[Numpy-discussion] A proposal to implement round in C Was: Rookie problems - Why is C-code much faster?

Tue Feb 21 17:06:08 EST 2006

[I am reposting this under a different subject because my original
post got buried in a long thread that went on to discussing unrelated
topics.  Sorry if you had to read this post twice.]

It turns out that  around (or round_) is implemented in python:

def round_(a, decimals=0):
   """Round 'a' to the given number of decimal places.  Rounding
   behaviour is equivalent to Python.

   Return 'a' if the array is not floating point.  Round both the real
   and imaginary parts separately if the array is complex.
   """
   a = asarray(a)
   if not issubclass(a.dtype.type, _nx.inexact):
       return a
   if issubclass(a.dtype.type, _nx.complexfloating):
       return round_(a.real, decimals) + 1j*round_(a.imag, decimals)
   if decimals is not 0:
       decimals = asarray(decimals)
   s = sign(a)
   if decimals is not 0:
       a = absolute(multiply(a, 10.**decimals))
   else:
       a = absolute(a)
   rem = a-asarray(a).astype(_nx.intp)
   a = _nx.where(_nx.less(rem, 0.5), _nx.floor(a), _nx.ceil(a))
   # convert back
   if decimals is not 0:
       return multiply(a, s/(10.**decimals))
   else:
       return multiply(a, s)

I see many ways to improve the performance here.  First, there is no
need to check for "decimals is not 0" three times. This can be done
once, maybe at the expense of some code duplication.  Second,
_nx.where(_nx.less(rem, 0.5), _nx.floor(a), _nx.ceil(a)) seems to be
equivalent to _nx.floor(a+0.5).

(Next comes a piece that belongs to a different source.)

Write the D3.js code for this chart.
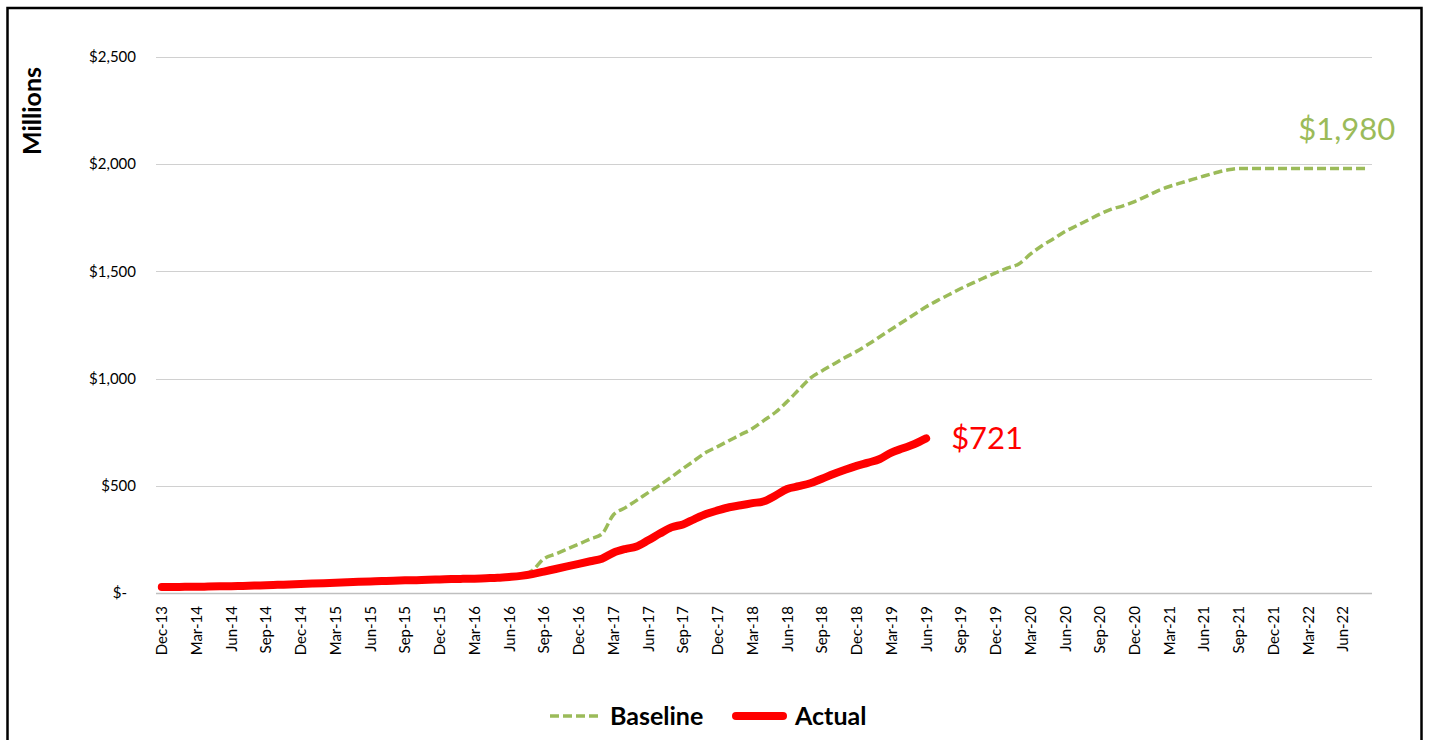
<!DOCTYPE html>
<html>
<head>
<meta charset="utf-8">
<script src="https://cdn.jsdelivr.net/npm/d3@7"></script>
<style>
  html, body { margin: 0; padding: 0; background: #fff; }
  svg { display: block; }
  text { font-family: Lato, "Open Sans", sans-serif; }
</style>
</head>
<body>
<svg id="chart" width="1429" height="740"></svg>
<script>
// ---------------- DATA ----------------
const months = [
  "Dec-13",
  "Jan-14","Feb-14","Mar-14","Apr-14","May-14","Jun-14","Jul-14","Aug-14","Sep-14","Oct-14","Nov-14","Dec-14",
  "Jan-15","Feb-15","Mar-15","Apr-15","May-15","Jun-15","Jul-15","Aug-15","Sep-15","Oct-15","Nov-15","Dec-15",
  "Jan-16","Feb-16","Mar-16","Apr-16","May-16","Jun-16","Jul-16","Aug-16","Sep-16","Oct-16","Nov-16","Dec-16",
  "Jan-17","Feb-17","Mar-17","Apr-17","May-17","Jun-17","Jul-17","Aug-17","Sep-17","Oct-17","Nov-17","Dec-17",
  "Jan-18","Feb-18","Mar-18","Apr-18","May-18","Jun-18","Jul-18","Aug-18","Sep-18","Oct-18","Nov-18","Dec-18",
  "Jan-19","Feb-19","Mar-19","Apr-19","May-19","Jun-19","Jul-19","Aug-19","Sep-19","Oct-19","Nov-19","Dec-19",
  "Jan-20","Feb-20","Mar-20","Apr-20","May-20","Jun-20","Jul-20","Aug-20","Sep-20","Oct-20","Nov-20","Dec-20",
  "Jan-21","Feb-21","Mar-21","Apr-21","May-21","Jun-21","Jul-21","Aug-21","Sep-21","Oct-21","Nov-21","Dec-21",
  "Jan-22","Feb-22","Mar-22","Apr-22","May-22","Jun-22","Jul-22","Aug-22"
];

const tickLabels = [
  "Dec-13","Mar-14","Jun-14","Sep-14","Dec-14","Mar-15","Jun-15","Sep-15","Dec-15",
  "Mar-16","Jun-16","Sep-16","Dec-16","Mar-17","Jun-17","Sep-17","Dec-17","Mar-18",
  "Jun-18","Sep-18","Dec-18","Mar-19","Jun-19","Sep-19","Dec-19","Mar-20","Jun-20",
  "Sep-20","Dec-20","Mar-21","Jun-21","Sep-21","Dec-21","Mar-22","Jun-22"
];

// Actual (Dec-13 .. Jun-19), $ millions
const actual = [
  28,28,29,29,30,31,32,33,35,36,38,40,
  42,44,46,48,50,52,54,56,57,59,60,62,
  63,65,66,67,69,71,75,80,88,100,112,124,
  136,148,160,188,205,217,246,277,306,320,345,368,
  385,400,409,419,428,455,485,498,512,533,555,575,
  593,608,625,655,675,695,721
];

// Baseline (Dec-13 .. Aug-22), $ millions
const baseline = [
  28,28,29,29,30,31,32,33,35,36,38,40,
  42,44,46,48,50,52,54,56,57,59,60,62,
  63,65,66,67,69,71,75,80,
  105,160,182,205,228,252,275,365,397,432,468,503,
  541,580,618,656,683,711,739,767,805,843,893,948,
  1002,1036,1067,1098,1127,1160,1195,1230,1265,1300,1335,1365,
  1392,1420,1445,1470,1493,1515,1535,1580,1620,1652,1686,1713,
  1740,1767,1790,1806,1826,1850,1876,1896,1913,1929,1945,1960,
  1973,1980,1980,1980,1980,1980,1980,1980,1980,1980,1980,1980,1980
];

const yTicks = [0, 500, 1000, 1500, 2000, 2500];
const yTickLabels = ["$-", "$500", "$1,000", "$1,500", "$2,000", "$2,500"];
const seriesNames = ["Baseline", "Actual"];
const endLabels = ["$1,980", "$721"];

// ---------------- CHART ----------------
const svg = d3.select("#chart");
const GREEN = "#9BBB59", RED = "#FF0000";

const x = d3.scalePoint().domain(months).range([156, 1372]).padding(0.5);
const y = d3.scaleLinear().domain([0, 2500]).range([593, 57]);

// outer frame
svg.append("rect")
  .attr("x", 7.5).attr("y", 8).attr("width", 1414).attr("height", 760)
  .attr("fill", "none").attr("stroke", "#000").attr("stroke-width", 2.5);

// gridlines
svg.append("g").selectAll("line")
  .data(yTicks.slice(1)).join("line")
  .attr("x1", 156).attr("x2", 1372)
  .attr("y1", d => Math.round(y(d)) + 0.5).attr("y2", d => Math.round(y(d)) + 0.5)
  .attr("stroke", "#D0D0D0").attr("stroke-width", 1.2);

// x axis line
svg.append("line")
  .attr("x1", 156).attr("x2", 1372)
  .attr("y1", Math.round(y(0)) + 0.5).attr("y2", Math.round(y(0)) + 0.5)
  .attr("stroke", "#BFBFBF").attr("stroke-width", 1.5);

// y tick labels
svg.append("g").selectAll("text")
  .data(yTicks).join("text")
  .attr("x", (d, i) => i === 0 ? 127 : 136)
  .attr("y", d => y(d))
  .attr("dy", "0.35em")
  .attr("text-anchor", "end")
  .attr("font-size", 15)
  .attr("fill", "#000")
  .text((d, i) => yTickLabels[i]);

// x tick labels (rotated)
svg.append("g").selectAll("text")
  .data(tickLabels).join("text")
  .attr("transform", d => `translate(${x(d)},606) rotate(-90)`)
  .attr("dy", "0.36em")
  .attr("text-anchor", "end")
  .attr("font-size", 15)
  .attr("fill", "#000")
  .text(d => d);

// y axis title
svg.append("text")
  .attr("transform", "translate(32,111) rotate(-90)")
  .attr("dy", "0.36em")
  .attr("text-anchor", "middle")
  .attr("font-size", 25).attr("font-weight", "bold")
  .attr("fill", "#000")
  .text("Millions");

const line = d3.line()
  .x((d, i) => x(months[i]))
  .y(d => y(d))
  .curve(d3.curveMonotoneX);

// baseline
svg.append("path")
  .datum(baseline)
  .attr("d", line)
  .attr("fill", "none")
  .attr("stroke", GREEN)
  .attr("stroke-width", 3.5)
  .attr("stroke-dasharray", "9,4");

// actual
svg.append("path")
  .datum(actual)
  .attr("d", line)
  .attr("fill", "none")
  .attr("stroke", RED)
  .attr("stroke-width", 8)
  .attr("stroke-linecap", "round")
  .attr("stroke-linejoin", "round");

// end labels
const bLast = baseline.length - 1, aLast = actual.length - 1;
svg.append("text")
  .attr("x", x(months[bLast]) + 29)
  .attr("y", y(baseline[bLast]) - 28)
  .attr("text-anchor", "end")
  .attr("font-size", 31)
  .attr("fill", GREEN)
  .text(endLabels[0]);

svg.append("text")
  .attr("x", x(months[aLast]) + 25)
  .attr("y", y(actual[aLast]) + 11)
  .attr("text-anchor", "start")
  .attr("font-size", 31)
  .attr("fill", RED)
  .text(endLabels[1]);

// legend
const lg = svg.append("g");
lg.append("line")
  .attr("x1", 550).attr("x2", 599).attr("y1", 716).attr("y2", 716)
  .attr("stroke", GREEN).attr("stroke-width", 3.5).attr("stroke-dasharray", "9,4");
lg.append("text")
  .attr("x", 610).attr("y", 716).attr("dy", "0.35em")
  .attr("font-size", 25).attr("font-weight", "bold").attr("fill", "#000")
  .text(seriesNames[0]);
lg.append("line")
  .attr("x1", 736).attr("x2", 783).attr("y1", 716).attr("y2", 716)
  .attr("stroke", RED).attr("stroke-width", 8).attr("stroke-linecap", "round");
lg.append("text")
  .attr("x", 795).attr("y", 716).attr("dy", "0.35em")
  .attr("font-size", 25).attr("font-weight", "bold").attr("fill", "#000")
  .text(seriesNames[1]);
</script>
</body>
</html>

Finally, if rint is implemented as a
ufunc as Mads originally suggested, "decimals is 0" branch can just
call that.

It is tempting to rewrite the whole thing in C, but before I  do that
I have a few questions about current implementation.

1.  It is implemented in oldnumeric.py .  Does this mean it is
deprecated.  If so, what is the recommended replacement?

2.  Was it intended to support  array and fractional values for
decimals or is it an implementation artifact. Currently:

>>> around(array([1.2345]*5),[1,2,3,4,5])
array([ 1.2   ,  1.23  ,  1.235 ,  1.2345,  1.2345])
>>> around(1.2345,2.5)
array(1.2332882874656679)

3. It does nothing to exact types, even if decimals<0
>>> around(1234, -2)
array(1234)

Is this a bug? Consider that
>>> round(1234, -2)
1200.0
and
>>> around(1234., -2)
array(1200.0)

Docstring is self-contradictory: "Rounding behaviour is equivalent to
Python" is not consistent with "Return 'a' if the array is not
floating point."

I propose to deprecate around and implement a new "round" member
function in C that will only accept scalar "decimals"  and will behave
like a properly vectorized builtin round.  I will do the coding if
there is interest.

In any case, something has to be done here.  I don't think the
following timings are acceptable:

> python -m timeit -s "from numpy import array; x = array([1.5]*1000)" "(x+0.5).astype(int).astype(float)"
100000 loops, best of 3: 18.8 usec per loop
> python -m timeit -s "from numpy import array, around; x = array([1.5]*1000)" "around(x)"
10000 loops, best of 3: 155 usec per loop